Of course, if you live in the cute little world that Rachel Maddow wants you to, you know not take Alex Jones seriously. After all, he's said stuff, and she's able to quote him as saying that stuff in a mocking, incredulous tone of voice. Like she does in the clip at @06:28-06:55 below:




Maddow's "expose", or whatever it can be called, of Jones was created of sheer cynicism and arrogance, and completely devoid of journalistic integrity or intellectual honesty. All she's doing is, in her energetic, quirky, leering way, signaling that she finds amusing in how its worthy of the contempt of her cartoonish cocked eye and exaggerated, disbelieving "Okayyyyyyyyy"-type facial expression. She doesn't actually have to address anything that anyone she's out to get says. She just has to, with as much feigned incredulity and whimsy as she can muster, exclaim, "THIS is The. Person. who actually thinks that when you turn on your sink, WATER(!!!), of ALL things, actually COMES OUT OF IT!!! Bwa-HA!!!"

And so, her smug, vapid, worldly, naive viewers are cued that the random premise of there being "wasps living under the Pentagon" should be equated with knowing, wondering, and asking about:


  • 2012 Colorado movie theater shooting poster boy James Holmes' having been "treated" by a psychiatrist who'd worked for the Air Force.
  • The tragic, brutal bombing of the 2013 Boston Marathon coinciding with a bomb drill.
  • The 1995 Oklahoma City bombing, regarding which Maddow frivolously snorts out that Alex Jones "thinks didn't happen". First of all, Jones has never said anything of the sort. Furthermore, if Maddow were an actual journalist, like James Lane and his peers at Free Mind Films who culled together the documentary A Noble Lie, she'd interview witnesses and survivors like Glennn Wilburn and Jane Graham.
  • 9/11 "never happening". It happened, and Alex Jones thinks it happened, too, and ... oh, blatherin' blatherskites, I'm waiting with bated breath for Maddow to bring all of, at once, the Architects and Engineers for 9/11 Truth. If anything, though, she'll just have on those snickering rats from Popular Mechanics, as being assigned by their bosses to ignore a bulk of evidence and data and make up some bullshit placeholder explanation makes them credible experts.

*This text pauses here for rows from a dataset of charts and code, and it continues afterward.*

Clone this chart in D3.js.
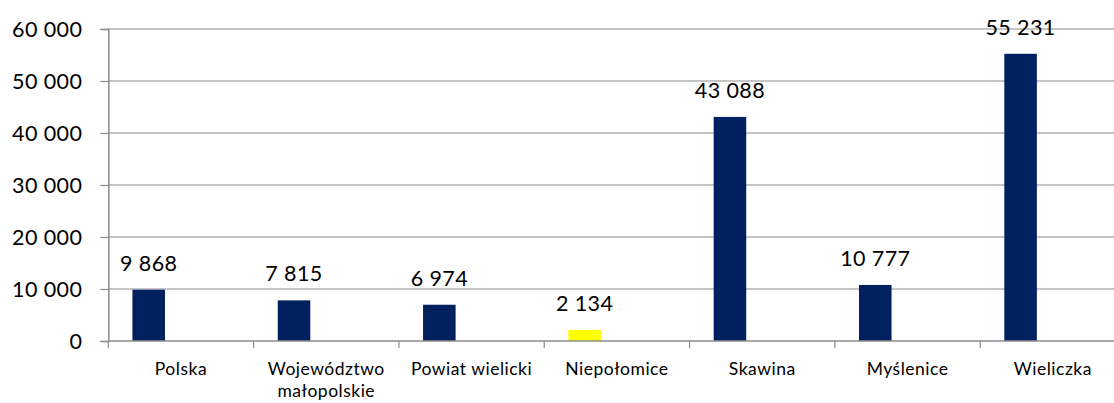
<!DOCTYPE html>
<html><head><meta charset="utf-8">
<script src="https://cdn.jsdelivr.net/npm/d3@7"></script>
<style>html,body{margin:0;padding:0;background:#fff;}svg{display:block;}</style>
</head><body>
<svg id="c" width="1114" height="403"></svg>
<script>
const categories = ["Polska", "Województwo małopolskie", "Powiat wielicki", "Niepołomice", "Skawina", "Myślenice", "Wieliczka"];
const values = [9868, 7815, 6974, 2134, 43088, 10777, 55231];
const barColors = ["#002060", "#002060", "#002060", "#FFFF00", "#002060", "#002060", "#002060"];
const yTicks = [0, 10000, 20000, 30000, 40000, 50000, 60000];

(function(){
const svg = d3.select("#c");
const pLeft = 108.3, pRight = 1125.5, pTop = 29, pBottom = 341;
const font = "Lato, 'Open Sans', sans-serif";
const fmt = v => d3.format(",")(v).replace(/,/g, " ");

const x = d3.scaleBand().domain(categories).range([pLeft, pRight]).padding(0);
const y = d3.scaleLinear().domain([0, 60000]).range([pBottom, pTop]);

// gridlines
svg.append("g").selectAll("line").data(yTicks.filter(d => d > 0)).join("line")
  .attr("x1", pLeft).attr("x2", pRight)
  .attr("y1", d => y(d)).attr("y2", d => y(d))
  .attr("stroke", "#8c8c8c").attr("stroke-width", 1.2);

// y axis
const yAxis = svg.append("g").attr("transform", `translate(${pLeft},0)`)
  .call(d3.axisLeft(y).tickValues(yTicks).tickSize(8).tickPadding(18).tickFormat(fmt));
yAxis.select(".domain").attr("stroke", "#8c8c8c").attr("stroke-width", 1.5);
yAxis.selectAll(".tick line").attr("stroke", "#8c8c8c").attr("stroke-width", 1.2);
yAxis.selectAll(".tick text").attr("font-family", font).attr("font-size", 21.5).attr("letter-spacing", 0.4).attr("fill", "#000").attr("dy", "0.35em");

// bars
const bw = x.bandwidth() * 0.224, off = x.bandwidth() * 0.166;
svg.append("g").selectAll("rect").data(categories).join("rect")
  .attr("x", (d) => x(d) + off)
  .attr("width", bw)
  .attr("y", (d, i) => y(values[i]))
  .attr("height", (d, i) => y(0) - y(values[i]))
  .attr("fill", (d, i) => barColors[i]);

// value labels
svg.append("g").selectAll("text").data(categories).join("text")
  .attr("x", d => x(d) + off + bw / 2)
  .attr("y", (d, i) => y(values[i]) - 19)
  .attr("text-anchor", "middle")
  .attr("font-family", font).attr("font-size", 21.5).attr("letter-spacing", 0.4).attr("fill", "#000")
  .text((d, i) => fmt(values[i]));

// x axis
const xg = svg.append("g");
xg.append("line").attr("x1", pLeft).attr("x2", pRight).attr("y1", pBottom).attr("y2", pBottom)
  .attr("stroke", "#8c8c8c").attr("stroke-width", 1.5);
xg.selectAll("line.t").data(categories).join("line").attr("class", "t")
  .attr("x1", d => x(d)).attr("x2", d => x(d))
  .attr("y1", pBottom).attr("y2", pBottom + 7)
  .attr("stroke", "#8c8c8c").attr("stroke-width", 1.2);

const labelLines = {"Województwo małopolskie": ["Województwo", "małopolskie"]};
xg.selectAll("text.c").data(categories).join("text").attr("class", "c")
  .attr("text-anchor", "middle")
  .attr("font-family", font).attr("font-size", 17.5).attr("letter-spacing", 0.5).attr("fill", "#000")
  .each(function(d) {
    const lines = labelLines[d] || [d];
    const t = d3.select(this);
    lines.forEach((l, i) => {
      t.append("tspan").attr("x", x(d) + x.bandwidth() / 2).attr("y", 375 + i * 22).text(l);
    });
  });
})();
</script>
</body></html>
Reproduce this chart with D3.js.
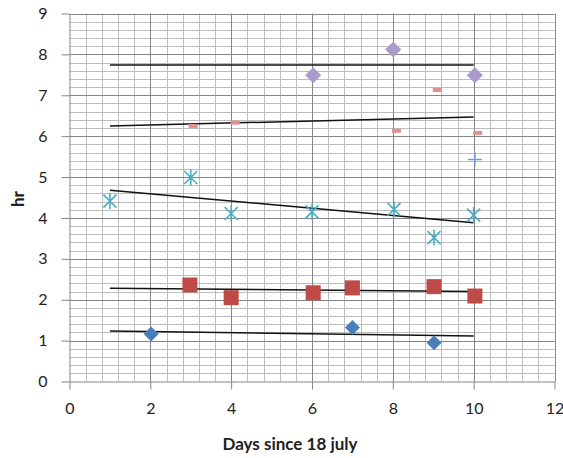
<!DOCTYPE html>
<html><head><meta charset="utf-8">
<script src="https://cdn.jsdelivr.net/npm/d3@7"></script>
<style>body{margin:0;background:#fff}svg{display:block}</style>
</head><body>
<svg id="c" width="563" height="458"></svg>
<script>
// ---- data ----
const xTicks = [0, 2, 4, 6, 8, 10, 12];
const yTicks = [0, 1, 2, 3, 4, 5, 6, 7, 8, 9];
const xTitle = "Days since 18 july";
const yTitle = "hr";

const blueDiamondX = [2.02, 7.0, 9.02];
const blueDiamondY = [1.16, 1.32, 0.95];

const redSquareX = [2.98, 4.0, 6.03, 7.0, 9.02, 10.03];
const redSquareY = [2.36, 2.05, 2.17, 2.29, 2.32, 2.09];

const cyanStarX = [1.0, 3.0, 4.0, 6.0, 8.03, 9.02, 10.0];
const cyanStarY = [4.41, 4.99, 4.11, 4.15, 4.21, 3.52, 4.07];

const plusX = [10.03];
const plusY = [5.43];

const pinkDashX = [3.06, 4.1, 8.09, 9.1, 10.1];
const pinkDashY = [6.25, 6.33, 6.13, 7.13, 6.08];

const purpleDiamondX = [6.03, 8.01, 10.03];
const purpleDiamondY = [7.49, 8.12, 7.49];

// trend lines (from x=1 to x=10)
const trendX = [1, 10];
const trendBlue = [1.235, 1.11];
const trendRed = [2.28, 2.20];
const trendCyan = [4.68, 3.88];
const trendPink = [6.25, 6.47];
const trendPurple = [7.74, 7.74];

// ---- chart ----
const svg = d3.select("#c");
const x = d3.scaleLinear().domain([0, 12]).range([69.5, 554.5]);
const y = d3.scaleLinear().domain([0, 9]).range([381.5, 13.5]);
const font = "Lato, 'Open Sans', 'Liberation Sans', sans-serif";

const g = svg.append("g");
// minor grid
const minorX = d3.range(0, 12.001, 0.4).filter(v => Math.abs(v / 2 - Math.round(v / 2)) > 1e-6);
const minorY = d3.range(0, 9.001, 0.2).filter(v => Math.abs(v - Math.round(v)) > 1e-6);
g.selectAll(".mx").data(minorX).join("line")
  .attr("x1", d => Math.round(x(d)) + 0.5).attr("x2", d => Math.round(x(d)) + 0.5)
  .attr("y1", y(9)).attr("y2", y(0)).attr("stroke", "#bdbdbd").attr("stroke-width", 1);
g.selectAll(".my").data(minorY).join("line")
  .attr("y1", d => Math.round(y(d)) + 0.5).attr("y2", d => Math.round(y(d)) + 0.5)
  .attr("x1", x(0)).attr("x2", x(12)).attr("stroke", "#bdbdbd").attr("stroke-width", 1);
// major grid
g.selectAll(".Mx").data(xTicks.filter(d => d > 0)).join("line")
  .attr("x1", d => Math.round(x(d)) + 0.5).attr("x2", d => Math.round(x(d)) + 0.5)
  .attr("y1", y(9)).attr("y2", y(0)).attr("stroke", "#858585").attr("stroke-width", 1);
g.selectAll(".My").data(yTicks.filter(d => d > 0)).join("line")
  .attr("y1", d => Math.round(y(d)) + 0.5).attr("y2", d => Math.round(y(d)) + 0.5)
  .attr("x1", x(0)).attr("x2", x(12)).attr("stroke", "#858585").attr("stroke-width", 1);

// axes
const xAxis = d3.axisBottom(x).tickValues(xTicks).tickSize(8).tickPadding(13).tickSizeOuter(0);
const yAxis = d3.axisLeft(y).tickValues(yTicks).tickSize(8).tickPadding(14).tickSizeOuter(0);
const gx = svg.append("g").attr("transform", `translate(0,${y(0)})`).call(xAxis);
const gy = svg.append("g").attr("transform", `translate(${x(0)},0)`).call(yAxis);
[gx, gy].forEach(a => {
  a.selectAll("path").attr("stroke", "#858585");
  a.selectAll("line").attr("stroke", "#858585");
  a.selectAll("text").attr("font-family", font).attr("font-size", 16).attr("fill", "#222");
});

// titles
svg.append("text").attr("x", 290).attr("y", 450).attr("text-anchor", "middle")
  .attr("font-family", font).attr("font-weight", "bold").attr("font-size", 17).attr("fill", "#222")
  .text(xTitle);
svg.append("text").attr("transform", `translate(24,${199}) rotate(-90)`).attr("text-anchor", "middle")
  .attr("font-family", font).attr("font-weight", "bold").attr("font-size", 17).attr("fill", "#222")
  .text(yTitle);

// trend lines
const trends = [trendBlue, trendRed, trendCyan, trendPink, trendPurple];
const line = d3.line().x((d, i) => x(trendX[i])).y(d => y(d));
svg.append("g").selectAll("path").data(trends).join("path")
  .attr("d", d => line(d)).attr("fill", "none").attr("stroke", "#111").attr("stroke-width", 1.5);

// markers
function pts(xs, ys) { return xs.map((v, i) => ({ x: v, y: ys[i] })); }
const mk = svg.append("g");
mk.selectAll(".bd").data(pts(blueDiamondX, blueDiamondY)).join("path")
  .attr("transform", d => `translate(${x(d.x)},${y(d.y)})`)
  .attr("d", "M0,-7.5L7.5,0L0,7.5L-7.5,0Z").attr("fill", "#4a7ebb");
mk.selectAll(".rs").data(pts(redSquareX, redSquareY)).join("rect")
  .attr("x", d => x(d.x) - 7.5).attr("y", d => y(d.y) - 7.5).attr("width", 15).attr("height", 15)
  .attr("fill", "#be4b48");
mk.selectAll(".cs").data(pts(cyanStarX, cyanStarY)).join("path")
  .attr("transform", d => `translate(${x(d.x)},${y(d.y)})`)
  .attr("d", "M0,-8V8M-6.5,-6.5L6.5,6.5M-6.5,6.5L6.5,-6.5").attr("fill", "none")
  .attr("stroke", "#4bacc6").attr("stroke-width", 1.6);
mk.selectAll(".pl").data(pts(plusX, plusY)).join("path")
  .attr("transform", d => `translate(${x(d.x)},${y(d.y)})`)
  .attr("d", "M0,-7V7M-7,0H7").attr("fill", "none")
  .attr("stroke", "#7a9ad8").attr("stroke-width", 1.6);
mk.selectAll(".pd").data(pts(pinkDashX, pinkDashY)).join("rect")
  .attr("x", d => x(d.x) - 4.5).attr("y", d => y(d.y) - 2).attr("width", 9).attr("height", 4)
  .attr("fill", "#e4908e");
mk.selectAll(".pu").data(pts(purpleDiamondX, purpleDiamondY)).join("path")
  .attr("transform", d => `translate(${x(d.x)},${y(d.y)})`)
  .attr("d", "M0,-8L8,0L0,8L-8,0Z").attr("fill", "#a99bcc");
</script>
</body></html>
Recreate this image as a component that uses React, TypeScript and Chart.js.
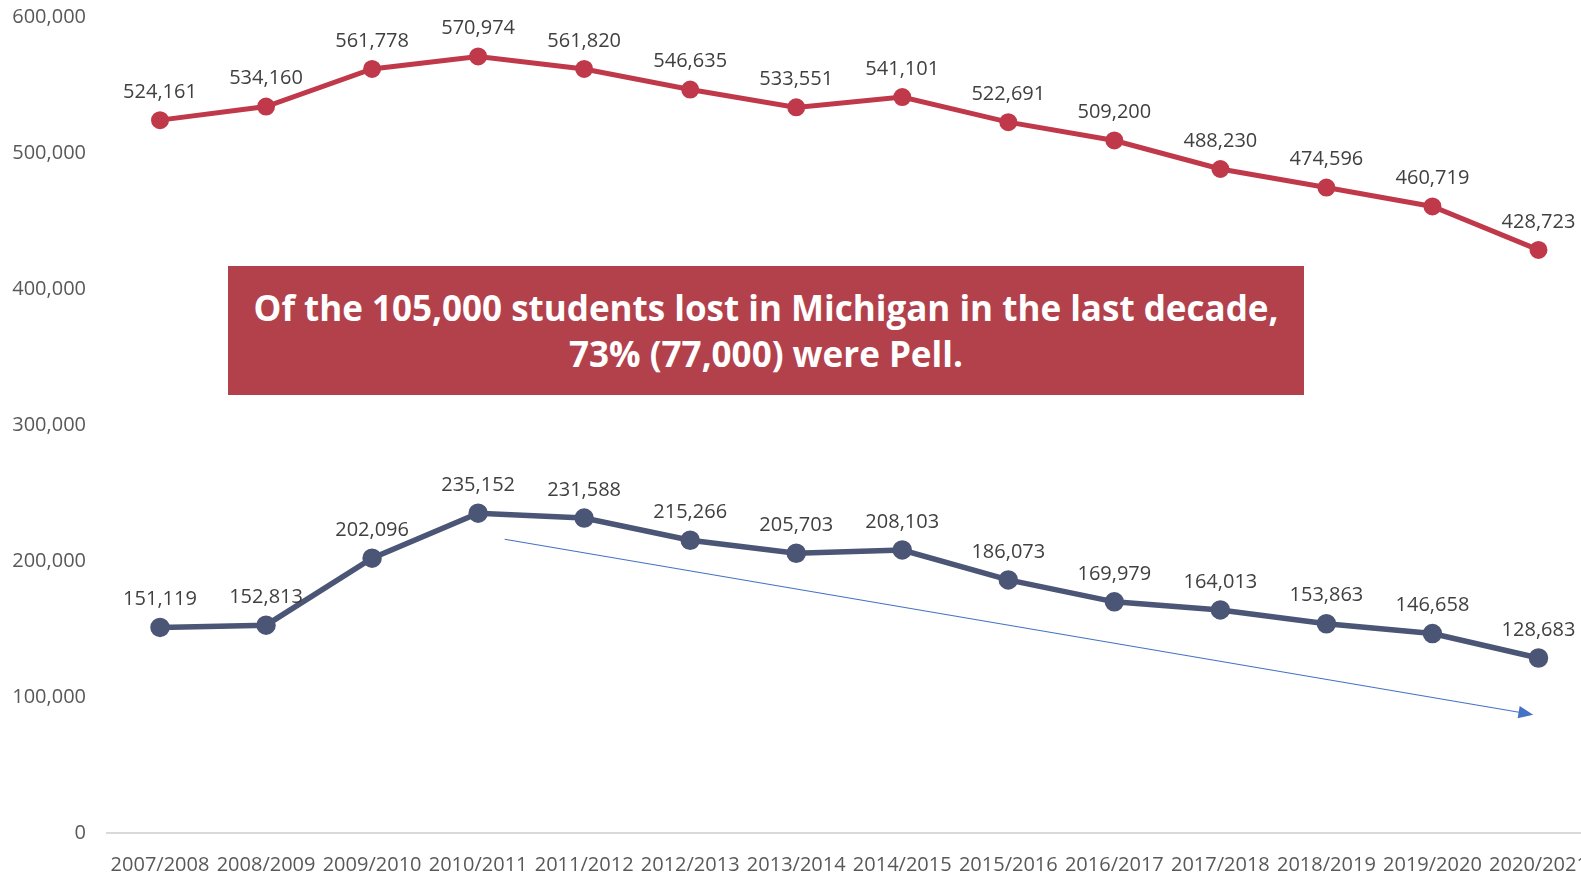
import React, { useEffect, useRef } from "react";
import { Chart, registerables } from "chart.js";

Chart.register(...registerables);

const years = [
  "2007/2008", "2008/2009", "2009/2010", "2010/2011", "2011/2012", "2012/2013", "2013/2014",
  "2014/2015", "2015/2016", "2016/2017", "2017/2018", "2018/2019", "2019/2020", "2020/2021",
];
const totalStudents = [
  524161, 534160, 561778, 570974, 561820, 546635, 533551, 541101, 522691, 509200, 488230, 474596, 460719, 428723,
];
const pellStudents = [
  151119, 152813, 202096, 235152, 231588, 215266, 205703, 208103, 186073, 169979, 164013, 153863, 146658, 128683,
];
const yTicks = [0, 100000, 200000, 300000, 400000, 500000, 600000];
const trendArrow = { from: { x: 3.25, y: 216000 }, to: { x: 12.95, y: 87000 } };
const calloutLines = [
  "Of the 105,000 students lost in Michigan in the last decade,",
  "73% (77,000) were Pell.",
];

const fmt = (v: number) => v.toLocaleString("en-US");

const labelPlugin = {
  id: "pointLabels",
  afterDatasetsDraw(chart: any) {
    const ctx = chart.ctx;
    ctx.save();
    ctx.font = "20px 'Open Sans'";
    ctx.fillStyle = "#404040";
    ctx.textAlign = "center";
    ctx.textBaseline = "middle";
    chart.data.datasets.forEach((ds: any, i: number) => {
      const meta = chart.getDatasetMeta(i);
      meta.data.forEach((pt: any, j: number) => {
        ctx.fillText(fmt(ds.data[j]), pt.x, pt.y - 28);
      });
    });
    ctx.restore();
  },
};

const arrowPlugin = {
  id: "trendArrow",
  afterDatasetsDraw(chart: any) {
    const xs = chart.scales.x;
    const ys = chart.scales.y;
    const x1 = xs.getPixelForValue(trendArrow.from.x);
    const y1 = ys.getPixelForValue(trendArrow.from.y);
    const x2 = xs.getPixelForValue(trendArrow.to.x);
    const y2 = ys.getPixelForValue(trendArrow.to.y);
    const ctx = chart.ctx;
    const ang = Math.atan2(y2 - y1, x2 - x1);
    const head = 16;
    ctx.save();
    ctx.strokeStyle = "#4472C4";
    ctx.fillStyle = "#4472C4";
    ctx.lineWidth = 1.2;
    ctx.beginPath();
    ctx.moveTo(x1, y1);
    ctx.lineTo(x2 - Math.cos(ang) * head * 0.8, y2 - Math.sin(ang) * head * 0.8);
    ctx.stroke();
    ctx.beginPath();
    ctx.moveTo(x2, y2);
    ctx.lineTo(x2 - head * Math.cos(ang - 0.4), y2 - head * Math.sin(ang - 0.4));
    ctx.lineTo(x2 - head * Math.cos(ang + 0.4), y2 - head * Math.sin(ang + 0.4));
    ctx.closePath();
    ctx.fill();
    ctx.restore();
  },
};

export default function App() {
  const ref = useRef<HTMLCanvasElement>(null);

  useEffect(() => {
    document.body.style.margin = "0";
    document.body.style.overflow = "hidden";
    const chart = new Chart(ref.current!, {
      type: "line",
      data: {
        labels: years,
        datasets: [
          {
            label: "All students",
            data: totalStudents,
            borderColor: "#C0394A",
            backgroundColor: "#C0394A",
            borderWidth: 5,
            pointRadius: 6.5,
            pointHoverRadius: 6.5,
            tension: 0,
          },
          {
            label: "Pell students",
            data: pellStudents,
            borderColor: "#4B5575",
            backgroundColor: "#4B5575",
            borderWidth: 5.5,
            pointRadius: 7,
            pointHoverRadius: 7,
            tension: 0,
          },
        ],
      },
      options: {
        animation: false,
        responsive: false,
        layout: { padding: { top: 17, right: 12, left: 0, bottom: 0 } },
        plugins: { legend: { display: false }, tooltip: { enabled: false } },
        scales: {
          x: {
            offset: true,
            grid: { display: false, drawTicks: false },
            border: { display: true, color: "#D9D9D9", width: 2 },
            ticks: {
              autoSkip: false,
              maxRotation: 0,
              minRotation: 0,
              padding: 20,
              color: "#595959",
              font: { family: "'Open Sans'", size: 20 },
            },
            afterFit(scale: any) {
              scale.height = 41;
              scale.paddingLeft = 0;
              scale.paddingRight = 0;
            },
          },
          y: {
            min: 0,
            max: 600000,
            afterBuildTicks(scale: any) {
              scale.ticks = yTicks.map((v) => ({ value: v }));
            },
            grid: { display: false, drawTicks: false },
            border: { display: false },
            ticks: {
              padding: 21,
              color: "#595959",
              font: { family: "'Open Sans'", size: 20 },
              callback: (v: any) => fmt(Number(v)),
            },
            afterFit(scale: any) {
              scale.width = 107;
              scale.paddingTop = 0;
              scale.paddingBottom = 0;
            },
          },
        },
      },
      plugins: [labelPlugin, arrowPlugin],
    });
    return () => chart.destroy();
  }, []);

  return (
    <div style={{ position: "fixed", left: 0, top: 0, width: 1581, height: 874, overflow: "hidden", background: "#fff" }}>
      <canvas ref={ref} width={1604} height={874} style={{ display: "block", width: 1604, height: 874 }} />
      <div
        style={{
          position: "absolute",
          left: 228,
          top: 266,
          width: 1076,
          height: 129,
          background: "#B3414C",
          color: "#fff",
          fontFamily: "'Open Sans', sans-serif",
          fontWeight: 700,
          fontSize: 35,
          lineHeight: "46px",
          textAlign: "center",
          display: "flex",
          flexDirection: "column",
          justifyContent: "center",
        }}
      >
        {calloutLines.map((l) => (
          <div key={l}>{l}</div>
        ))}
      </div>
    </div>
  );
}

Oh, and then we have Maddow raving about how "Alex Jones believes that Obama sent the tornado". It doesn't matter to her that in the apparently damning (they're not) clips of him making such a claim (he doesn't), he's responding off the cuff to a caller, citing DARPA research and speculating as to ways in which the then-contemporary tornado could have been manipulated. No, all she has to due is crow that he's talking about "made up" stuff.

Geez, you'd think a Rhodes Scholar would be less ignorant of the military-industrial complex than that.